What test methods are useful for shell performance? If airflow matters, ask for air permeability to ISO 9237 or ASTM D737. If one face needs light moisture resistance, specify coating add-on or a hydrostatic target such as ISO 811. For sewn seam performance, ASTM D1683 is more relevant than fabric-strength methods, but the seam construction must be defined because seam results change with stitch density, allowance and seam type.

How should buyers measure loft consistency? Use a written thickness-mapping protocol after standard conditioning, with at least 9 body points on a regular rectangular blanket. A practical acceptance line is an agreed centre-body average thickness at PPS stage, with no more than about ±10-12% deviation at any mapped body point, excluding the edge compression zone.

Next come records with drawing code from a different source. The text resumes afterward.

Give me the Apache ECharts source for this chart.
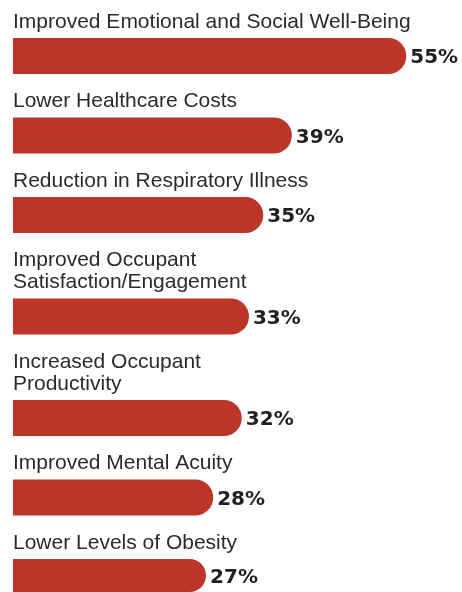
<!DOCTYPE html>
<html>
<head>
<meta charset="utf-8">
<script src="https://cdn.jsdelivr.net/npm/echarts@6/dist/echarts.min.js"></script>
<style>
  html, body { margin: 0; padding: 0; background: #ffffff; }
  #chart { width: 462px; height: 592px; }
</style>
</head>
<body>
<div id="chart"></div>
<script>
// Benefits of healthy buildings: share of respondents (%)
const categories = [
  'Improved Emotional and Social Well-Being',
  'Lower Healthcare Costs',
  'Reduction in Respiratory Illness',
  'Improved Occupant\nSatisfaction/Engagement',
  'Increased Occupant\nProductivity',
  'Improved Mental Acuity',
  'Lower Levels of Obesity'
];
const values = [55, 39, 35, 33, 32, 28, 27];

// Layout constants (pixels)
const BAR_H = 36;
const LINE_H = 22;
const FIRST_TOP = 38;
const BLOCK_GAP = 21.5;
const LEFT = 13;
const AXIS_MAX = 60;

const grids = [], xAxes = [], yAxes = [], series = [];
let barTop = FIRST_TOP;
categories.forEach((cat, i) => {
  const lines = cat.split('\n').length;
  if (i > 0) barTop += BAR_H + BLOCK_GAP + lines * LINE_H;
  grids.push({ left: LEFT, right: 20, top: barTop, height: BAR_H });
  xAxes.push({
    gridIndex: i, type: 'value', min: 0, max: AXIS_MAX,
    show: false
  });
  // The category name sits above its bar as the axis name
  yAxes.push({
    gridIndex: i, type: 'category', data: [cat],
    axisLine: { show: false }, axisTick: { show: false },
    axisLabel: { show: false }, splitLine: { show: false },
    name: cat, nameLocation: 'end', nameGap: 5,
    nameTextStyle: {
      align: 'left', verticalAlign: 'bottom',
      fontFamily: '"Liberation Sans Narrow", sans-serif',
      fontSize: 21, lineHeight: LINE_H, color: '#2b2b2b'
    }
  });
  series.push({
    type: 'bar', xAxisIndex: i, yAxisIndex: i,
    data: [values[i]], barWidth: BAR_H,
    itemStyle: { color: '#bd3428', borderRadius: [0, BAR_H / 2, BAR_H / 2, 0] },
    label: {
      show: true, position: 'right', distance: 4, offset: [0, 2],
      formatter: '{c}%',
      fontFamily: '"DejaVu Sans", sans-serif', fontWeight: 'bold',
      fontSize: 20, color: '#231f20'
    },
    silent: true, animation: false
  });
});

const chart = echarts.init(document.getElementById('chart'), null, { renderer: 'canvas' });
chart.setOption({
  backgroundColor: '#ffffff',
  animation: false,
  grid: grids, xAxis: xAxes, yAxis: yAxes, series: series
});
</script>
</body>
</html>
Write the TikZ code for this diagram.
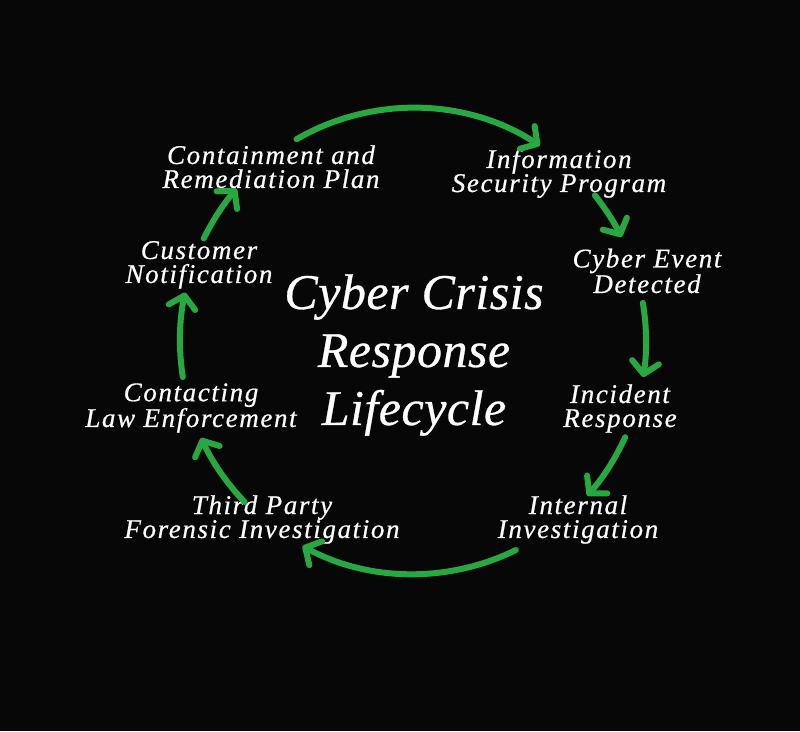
\documentclass[tikz,border=0pt]{standalone}
\usepackage{fontspec}
\setmainfont{Liberation Serif}
\newfontfamily\labelfont[LetterSpace=6,FakeBold=0.6]{Liberation Serif}
\newfontfamily\titlefont[LetterSpace=1,FakeBold=0.6]{Liberation Serif}
\usetikzlibrary{arrows.meta,calc}
\definecolor{cyclegreen}{RGB}{40,168,64}
\definecolor{bgblack}{RGB}{7,7,7}
\tikzset{
  lbl/.style={text=white, align=center, anchor=base, inner sep=0pt,
    font=\labelfont\itshape\fontsize{27}{24}\selectfont},
  ttl/.style={text=white, align=center, anchor=base, inner sep=0pt,
    font=\titlefont\itshape\fontsize{50}{58}\selectfont},
  cyc/.style={draw=cyclegreen, line width=6pt, line cap=round,
    -{Straight Barb[length=12pt,width=27pt,line width=6pt,round]}}
}
\begin{document}
\begin{tikzpicture}[x=1pt,y=1pt]
\fill[bgblack] (0,0) rectangle (800,731);
\useasboundingbox (0,0) rectangle (800,731);
\coordinate (c) at (413,390);
% labels (base anchor = baseline of last line)
\node[lbl] (cont) at (271,543) {Containment and\\Remediation Plan};
\node[lbl] (info) at (559,539) {Information\\Security Program};
\node[lbl] (event) at (647,438) {Cyber Event\\Detected};
\node[lbl] (incid) at (620,304) {Incident\\Response};
\node[lbl] (intern) at (578,193) {Internal\\Investigation};
\node[lbl] (third) at (262,193) {Third Party\\Forensic Investigation};
\node[lbl] (law) at (191,304) {Contacting\\Law Enforcement};
\node[lbl] (cust) at (199,448) {Customer\\Notification};
\node[ttl] (title) at (414,306) {Cyber Crisis\\Response\\Lifecycle};
% arcs
\coordinate (a1) at ($(c)+(120:233)$);
\coordinate (a2) at ($(c)+(38.7:233)$);
\coordinate (a3) at ($(c)+(9.4:233)$);
\coordinate (a4) at ($(c)+(-24.4:233)$);
\coordinate (a5) at ($(c)+(-63.8:233)$);
\coordinate (a6) at ($(c)+(223.7:233)$);
\coordinate (a7) at ($(c)+(188.9:233)$);
\coordinate (a8) at ($(c)+(153.9:233)$);
\draw[cyc] (a1) arc[start angle=120, end angle=57, radius=233];
\draw[cyc] (a2) arc[start angle=38.7, end angle=26.5, radius=233];
\draw[cyc] (a3) arc[start angle=9.4, end angle=-8.9, radius=233];
\draw[cyc] (a4) arc[start angle=-24.4, end angle=-41.6, radius=233];
\draw[cyc] (a5) arc[start angle=-63.8, end angle=-118.3, radius=233];
\draw[cyc] (a6) arc[start angle=223.7, end angle=204.6, radius=233];
\draw[cyc] (a7) arc[start angle=188.9, end angle=168, radius=233];
\draw[cyc] (a8) arc[start angle=153.9, end angle=139.2, radius=233];
\end{tikzpicture}
\end{document}
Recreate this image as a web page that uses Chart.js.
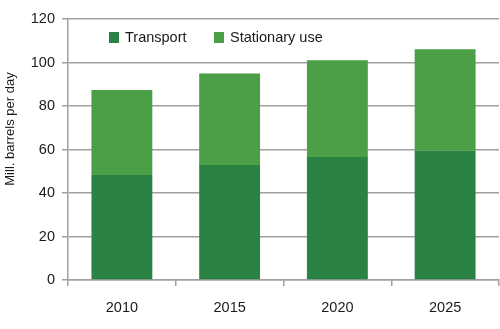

What is a practical post-pack recovery target? A common buyer starting point is minimum 85% recovery of approved PPS centre-body thickness after 24 hours compressed and 30-60 minutes recovery in standard atmosphere. Tighter programmes may ask for 90%, but only if sample history supports it and the pack format is clearly defined.

How should wash durability be written into the PO? Name the laundering method, such as ISO 6330, and define the pass/fail criteria. A practical starting requirement after one wash is no seam opening, no broken quilting line longer than 20mm, no visible fill leakage at normal inspection distance, and retained thickness at or above an agreed percentage such as 80-85% of the prewash mapped average.

What AQL level is typical for insulated blanket final inspection? Many blanket programmes use AQL 2.5 for major defects and 4.0 for minor defects, but the exact inspection plan and defect classification should be written into the PO. Also define what counts as a major defect for this product, such as seam opening, serious fill voids, wrong shell construction, or major size/weight deviation.